Up to and including the line containing "plt.rcParams['font.stretch'] = 'condensed'", please reproduce the lines of the listing below, starting from the top.

Supplied information:
———
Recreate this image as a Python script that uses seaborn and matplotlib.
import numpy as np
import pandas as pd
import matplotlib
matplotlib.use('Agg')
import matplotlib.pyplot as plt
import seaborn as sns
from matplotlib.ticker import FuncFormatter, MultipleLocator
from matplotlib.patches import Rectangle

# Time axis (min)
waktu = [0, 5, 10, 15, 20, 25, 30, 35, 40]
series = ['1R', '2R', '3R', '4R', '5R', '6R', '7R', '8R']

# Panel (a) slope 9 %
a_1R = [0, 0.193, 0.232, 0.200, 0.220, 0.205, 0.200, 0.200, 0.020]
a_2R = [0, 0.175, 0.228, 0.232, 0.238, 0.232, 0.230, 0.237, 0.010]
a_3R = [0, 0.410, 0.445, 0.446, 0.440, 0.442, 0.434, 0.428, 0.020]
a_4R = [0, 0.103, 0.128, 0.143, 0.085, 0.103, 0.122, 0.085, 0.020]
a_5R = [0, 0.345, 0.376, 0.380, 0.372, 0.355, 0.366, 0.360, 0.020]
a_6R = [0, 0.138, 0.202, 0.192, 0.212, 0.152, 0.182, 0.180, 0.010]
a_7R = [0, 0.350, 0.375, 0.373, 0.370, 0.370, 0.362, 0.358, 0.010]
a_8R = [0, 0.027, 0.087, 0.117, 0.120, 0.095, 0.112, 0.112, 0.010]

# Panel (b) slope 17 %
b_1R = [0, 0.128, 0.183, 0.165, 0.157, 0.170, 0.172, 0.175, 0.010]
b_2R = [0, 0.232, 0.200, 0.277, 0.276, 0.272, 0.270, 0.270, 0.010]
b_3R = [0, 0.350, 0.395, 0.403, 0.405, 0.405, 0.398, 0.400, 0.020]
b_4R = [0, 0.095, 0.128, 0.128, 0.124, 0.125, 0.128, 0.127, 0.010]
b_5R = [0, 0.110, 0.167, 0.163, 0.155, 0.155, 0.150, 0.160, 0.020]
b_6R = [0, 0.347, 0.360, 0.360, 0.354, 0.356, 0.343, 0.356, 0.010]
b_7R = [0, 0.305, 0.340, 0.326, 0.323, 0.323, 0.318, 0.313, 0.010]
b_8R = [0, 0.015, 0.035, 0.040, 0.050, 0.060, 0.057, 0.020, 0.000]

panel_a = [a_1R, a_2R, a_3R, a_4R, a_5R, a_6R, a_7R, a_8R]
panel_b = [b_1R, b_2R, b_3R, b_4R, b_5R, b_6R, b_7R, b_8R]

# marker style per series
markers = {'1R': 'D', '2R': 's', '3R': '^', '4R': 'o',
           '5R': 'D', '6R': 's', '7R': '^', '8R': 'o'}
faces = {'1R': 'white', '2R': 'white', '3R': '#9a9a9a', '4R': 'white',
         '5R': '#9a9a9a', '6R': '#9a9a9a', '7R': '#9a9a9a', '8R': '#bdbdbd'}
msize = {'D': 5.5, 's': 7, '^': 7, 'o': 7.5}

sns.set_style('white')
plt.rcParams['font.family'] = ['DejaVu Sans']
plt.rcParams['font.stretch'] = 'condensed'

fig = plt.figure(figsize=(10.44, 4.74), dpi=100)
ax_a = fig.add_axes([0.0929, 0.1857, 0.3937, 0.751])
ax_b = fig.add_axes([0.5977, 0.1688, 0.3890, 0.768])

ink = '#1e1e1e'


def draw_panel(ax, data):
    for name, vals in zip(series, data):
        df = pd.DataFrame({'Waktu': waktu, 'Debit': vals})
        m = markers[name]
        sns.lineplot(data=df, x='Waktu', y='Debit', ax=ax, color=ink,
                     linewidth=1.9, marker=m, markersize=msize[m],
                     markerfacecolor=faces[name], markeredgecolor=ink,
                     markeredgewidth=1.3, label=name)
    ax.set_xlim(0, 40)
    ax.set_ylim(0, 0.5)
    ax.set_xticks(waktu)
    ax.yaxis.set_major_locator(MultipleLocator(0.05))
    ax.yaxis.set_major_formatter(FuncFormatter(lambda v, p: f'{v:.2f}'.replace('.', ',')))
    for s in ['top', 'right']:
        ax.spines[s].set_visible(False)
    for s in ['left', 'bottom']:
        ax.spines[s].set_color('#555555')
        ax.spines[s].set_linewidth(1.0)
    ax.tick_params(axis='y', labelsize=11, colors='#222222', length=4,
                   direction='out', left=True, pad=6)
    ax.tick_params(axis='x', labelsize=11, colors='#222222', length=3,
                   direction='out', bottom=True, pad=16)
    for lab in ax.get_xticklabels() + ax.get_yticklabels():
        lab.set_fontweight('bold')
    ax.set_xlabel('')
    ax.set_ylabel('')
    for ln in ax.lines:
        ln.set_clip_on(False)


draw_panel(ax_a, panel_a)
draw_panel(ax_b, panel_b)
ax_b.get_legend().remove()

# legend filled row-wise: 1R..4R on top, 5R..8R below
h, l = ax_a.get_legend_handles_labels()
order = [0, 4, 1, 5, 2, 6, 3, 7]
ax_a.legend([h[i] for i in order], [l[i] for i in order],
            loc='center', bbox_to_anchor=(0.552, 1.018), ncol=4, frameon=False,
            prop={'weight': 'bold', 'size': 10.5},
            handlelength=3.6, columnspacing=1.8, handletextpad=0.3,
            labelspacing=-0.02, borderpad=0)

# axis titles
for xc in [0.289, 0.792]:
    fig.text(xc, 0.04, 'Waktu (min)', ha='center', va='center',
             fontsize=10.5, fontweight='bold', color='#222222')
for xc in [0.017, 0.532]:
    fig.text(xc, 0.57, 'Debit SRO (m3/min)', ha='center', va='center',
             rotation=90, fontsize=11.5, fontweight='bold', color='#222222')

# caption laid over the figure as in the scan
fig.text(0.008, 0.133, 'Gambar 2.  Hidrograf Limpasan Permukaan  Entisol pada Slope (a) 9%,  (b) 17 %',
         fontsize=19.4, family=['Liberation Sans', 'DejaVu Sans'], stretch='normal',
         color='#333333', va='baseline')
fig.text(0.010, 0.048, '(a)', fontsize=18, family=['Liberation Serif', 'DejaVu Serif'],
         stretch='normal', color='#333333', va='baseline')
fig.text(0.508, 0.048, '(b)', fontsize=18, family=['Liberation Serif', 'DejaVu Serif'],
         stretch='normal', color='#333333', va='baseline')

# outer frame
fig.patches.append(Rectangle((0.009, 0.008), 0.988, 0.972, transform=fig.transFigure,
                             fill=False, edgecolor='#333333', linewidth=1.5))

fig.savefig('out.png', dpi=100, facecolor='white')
———
Complete response:
Recreate this image as a Python script that uses seaborn and matplotlib.
import numpy as np
import pandas as pd
import matplotlib
matplotlib.use('Agg')
import matplotlib.pyplot as plt
import seaborn as sns
from matplotlib.ticker import FuncFormatter, MultipleLocator
from matplotlib.patches import Rectangle

# Time axis (min)
waktu = [0, 5, 10, 15, 20, 25, 30, 35, 40]
series = ['1R', '2R', '3R', '4R', '5R', '6R', '7R', '8R']

# Panel (a) slope 9 %
a_1R = [0, 0.193, 0.232, 0.200, 0.220, 0.205, 0.200, 0.200, 0.020]
a_2R = [0, 0.175, 0.228, 0.232, 0.238, 0.232, 0.230, 0.237, 0.010]
a_3R = [0, 0.410, 0.445, 0.446, 0.440, 0.442, 0.434, 0.428, 0.020]
a_4R = [0, 0.103, 0.128, 0.143, 0.085, 0.103, 0.122, 0.085, 0.020]
a_5R = [0, 0.345, 0.376, 0.380, 0.372, 0.355, 0.366, 0.360, 0.020]
a_6R = [0, 0.138, 0.202, 0.192, 0.212, 0.152, 0.182, 0.180, 0.010]
a_7R = [0, 0.350, 0.375, 0.373, 0.370, 0.370, 0.362, 0.358, 0.010]
a_8R = [0, 0.027, 0.087, 0.117, 0.120, 0.095, 0.112, 0.112, 0.010]

# Panel (b) slope 17 %
b_1R = [0, 0.128, 0.183, 0.165, 0.157, 0.170, 0.172, 0.175, 0.010]
b_2R = [0, 0.232, 0.200, 0.277, 0.276, 0.272, 0.270, 0.270, 0.010]
b_3R = [0, 0.350, 0.395, 0.403, 0.405, 0.405, 0.398, 0.400, 0.020]
b_4R = [0, 0.095, 0.128, 0.128, 0.124, 0.125, 0.128, 0.127, 0.010]
b_5R = [0, 0.110, 0.167, 0.163, 0.155, 0.155, 0.150, 0.160, 0.020]
b_6R = [0, 0.347, 0.360, 0.360, 0.354, 0.356, 0.343, 0.356, 0.010]
b_7R = [0, 0.305, 0.340, 0.326, 0.323, 0.323, 0.318, 0.313, 0.010]
b_8R = [0, 0.015, 0.035, 0.040, 0.050, 0.060, 0.057, 0.020, 0.000]

panel_a = [a_1R, a_2R, a_3R, a_4R, a_5R, a_6R, a_7R, a_8R]
panel_b = [b_1R, b_2R, b_3R, b_4R, b_5R, b_6R, b_7R, b_8R]

# marker style per series
markers = {'1R': 'D', '2R': 's', '3R': '^', '4R': 'o',
           '5R': 'D', '6R': 's', '7R': '^', '8R': 'o'}
faces = {'1R': 'white', '2R': 'white', '3R': '#9a9a9a', '4R': 'white',
         '5R': '#9a9a9a', '6R': '#9a9a9a', '7R': '#9a9a9a', '8R': '#bdbdbd'}
msize = {'D': 5.5, 's': 7, '^': 7, 'o': 7.5}

sns.set_style('white')
plt.rcParams['font.family'] = ['DejaVu Sans']
plt.rcParams['font.stretch'] = 'condensed'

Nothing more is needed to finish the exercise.